■ WHAT TO WORK ON ■
Everything from the first line of the data below through the line that contains "mutation_scale=5))" should be written out exactly, please, and nothing more; the pictures stay out.

■ COLLECTED DATA ■
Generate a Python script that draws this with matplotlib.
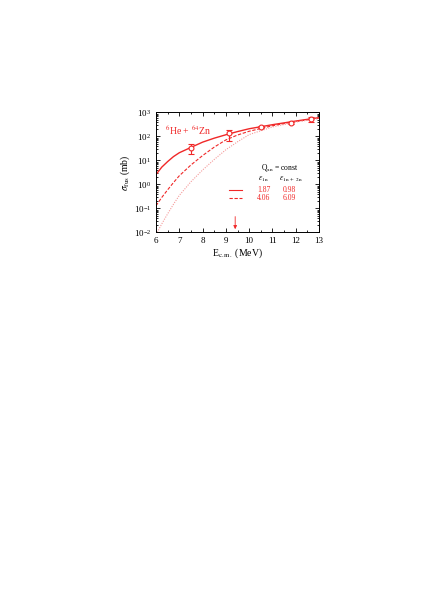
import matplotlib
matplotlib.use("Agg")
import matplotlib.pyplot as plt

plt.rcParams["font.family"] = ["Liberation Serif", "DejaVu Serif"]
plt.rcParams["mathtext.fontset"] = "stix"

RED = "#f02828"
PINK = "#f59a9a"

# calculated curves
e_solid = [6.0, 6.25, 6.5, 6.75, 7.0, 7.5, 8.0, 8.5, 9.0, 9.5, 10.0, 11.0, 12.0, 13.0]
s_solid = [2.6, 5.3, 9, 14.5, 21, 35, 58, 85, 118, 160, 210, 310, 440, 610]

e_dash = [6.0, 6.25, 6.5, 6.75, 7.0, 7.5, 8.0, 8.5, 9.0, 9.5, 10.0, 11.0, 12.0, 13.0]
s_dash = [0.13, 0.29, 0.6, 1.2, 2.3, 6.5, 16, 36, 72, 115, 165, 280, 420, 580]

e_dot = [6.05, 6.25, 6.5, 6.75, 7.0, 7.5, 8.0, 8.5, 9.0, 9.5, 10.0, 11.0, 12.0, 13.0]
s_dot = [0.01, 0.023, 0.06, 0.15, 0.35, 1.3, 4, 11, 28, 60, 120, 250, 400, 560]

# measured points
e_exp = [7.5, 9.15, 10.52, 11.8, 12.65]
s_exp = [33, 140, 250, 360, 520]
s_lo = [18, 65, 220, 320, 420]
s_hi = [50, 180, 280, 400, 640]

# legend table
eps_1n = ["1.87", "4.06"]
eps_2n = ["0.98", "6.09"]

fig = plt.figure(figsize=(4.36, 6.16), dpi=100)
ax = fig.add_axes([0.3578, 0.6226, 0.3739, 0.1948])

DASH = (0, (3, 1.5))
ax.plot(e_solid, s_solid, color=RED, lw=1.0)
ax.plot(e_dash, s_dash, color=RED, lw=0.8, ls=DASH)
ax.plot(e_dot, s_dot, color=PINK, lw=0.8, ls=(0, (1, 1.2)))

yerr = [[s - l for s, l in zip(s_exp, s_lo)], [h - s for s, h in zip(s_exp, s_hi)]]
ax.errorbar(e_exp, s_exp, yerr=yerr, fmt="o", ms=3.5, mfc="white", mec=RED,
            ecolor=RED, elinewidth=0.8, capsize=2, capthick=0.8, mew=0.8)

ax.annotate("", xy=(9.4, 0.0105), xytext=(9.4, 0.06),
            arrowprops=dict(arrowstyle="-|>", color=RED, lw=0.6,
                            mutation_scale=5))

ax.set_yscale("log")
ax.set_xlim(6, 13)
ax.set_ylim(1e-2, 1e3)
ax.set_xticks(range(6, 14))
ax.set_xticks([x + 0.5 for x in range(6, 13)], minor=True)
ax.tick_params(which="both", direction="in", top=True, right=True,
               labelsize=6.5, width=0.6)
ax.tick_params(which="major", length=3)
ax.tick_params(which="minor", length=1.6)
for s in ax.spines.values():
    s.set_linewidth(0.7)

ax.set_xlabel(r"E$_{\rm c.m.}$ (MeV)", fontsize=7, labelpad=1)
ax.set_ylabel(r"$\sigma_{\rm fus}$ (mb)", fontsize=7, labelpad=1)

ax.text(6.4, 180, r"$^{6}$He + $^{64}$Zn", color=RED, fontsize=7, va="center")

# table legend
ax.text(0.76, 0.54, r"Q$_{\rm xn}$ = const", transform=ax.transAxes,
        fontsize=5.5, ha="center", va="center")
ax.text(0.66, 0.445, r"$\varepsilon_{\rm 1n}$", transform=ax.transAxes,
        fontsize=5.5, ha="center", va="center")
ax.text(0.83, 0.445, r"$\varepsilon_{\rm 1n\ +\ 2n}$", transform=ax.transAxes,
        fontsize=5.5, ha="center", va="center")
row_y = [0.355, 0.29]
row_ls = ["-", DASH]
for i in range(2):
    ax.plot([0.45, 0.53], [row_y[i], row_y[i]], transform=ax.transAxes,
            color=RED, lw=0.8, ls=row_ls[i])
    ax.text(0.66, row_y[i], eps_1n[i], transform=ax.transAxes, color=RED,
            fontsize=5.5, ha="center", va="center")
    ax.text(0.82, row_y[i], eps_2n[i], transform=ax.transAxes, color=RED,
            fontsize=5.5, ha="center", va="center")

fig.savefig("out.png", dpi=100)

■ TASK ANSWER ■
Generate a Python script that draws this with matplotlib.
import matplotlib
matplotlib.use("Agg")
import matplotlib.pyplot as plt

plt.rcParams["font.family"] = ["Liberation Serif", "DejaVu Serif"]
plt.rcParams["mathtext.fontset"] = "stix"

RED = "#f02828"
PINK = "#f59a9a"

# calculated curves
e_solid = [6.0, 6.25, 6.5, 6.75, 7.0, 7.5, 8.0, 8.5, 9.0, 9.5, 10.0, 11.0, 12.0, 13.0]
s_solid = [2.6, 5.3, 9, 14.5, 21, 35, 58, 85, 118, 160, 210, 310, 440, 610]

e_dash = [6.0, 6.25, 6.5, 6.75, 7.0, 7.5, 8.0, 8.5, 9.0, 9.5, 10.0, 11.0, 12.0, 13.0]
s_dash = [0.13, 0.29, 0.6, 1.2, 2.3, 6.5, 16, 36, 72, 115, 165, 280, 420, 580]

e_dot = [6.05, 6.25, 6.5, 6.75, 7.0, 7.5, 8.0, 8.5, 9.0, 9.5, 10.0, 11.0, 12.0, 13.0]
s_dot = [0.01, 0.023, 0.06, 0.15, 0.35, 1.3, 4, 11, 28, 60, 120, 250, 400, 560]

# measured points
e_exp = [7.5, 9.15, 10.52, 11.8, 12.65]
s_exp = [33, 140, 250, 360, 520]
s_lo = [18, 65, 220, 320, 420]
s_hi = [50, 180, 280, 400, 640]

# legend table
eps_1n = ["1.87", "4.06"]
eps_2n = ["0.98", "6.09"]

fig = plt.figure(figsize=(4.36, 6.16), dpi=100)
ax = fig.add_axes([0.3578, 0.6226, 0.3739, 0.1948])

DASH = (0, (3, 1.5))
ax.plot(e_solid, s_solid, color=RED, lw=1.0)
ax.plot(e_dash, s_dash, color=RED, lw=0.8, ls=DASH)
ax.plot(e_dot, s_dot, color=PINK, lw=0.8, ls=(0, (1, 1.2)))

yerr = [[s - l for s, l in zip(s_exp, s_lo)], [h - s for s, h in zip(s_exp, s_hi)]]
ax.errorbar(e_exp, s_exp, yerr=yerr, fmt="o", ms=3.5, mfc="white", mec=RED,
            ecolor=RED, elinewidth=0.8, capsize=2, capthick=0.8, mew=0.8)

ax.annotate("", xy=(9.4, 0.0105), xytext=(9.4, 0.06),
            arrowprops=dict(arrowstyle="-|>", color=RED, lw=0.6,
                            mutation_scale=5))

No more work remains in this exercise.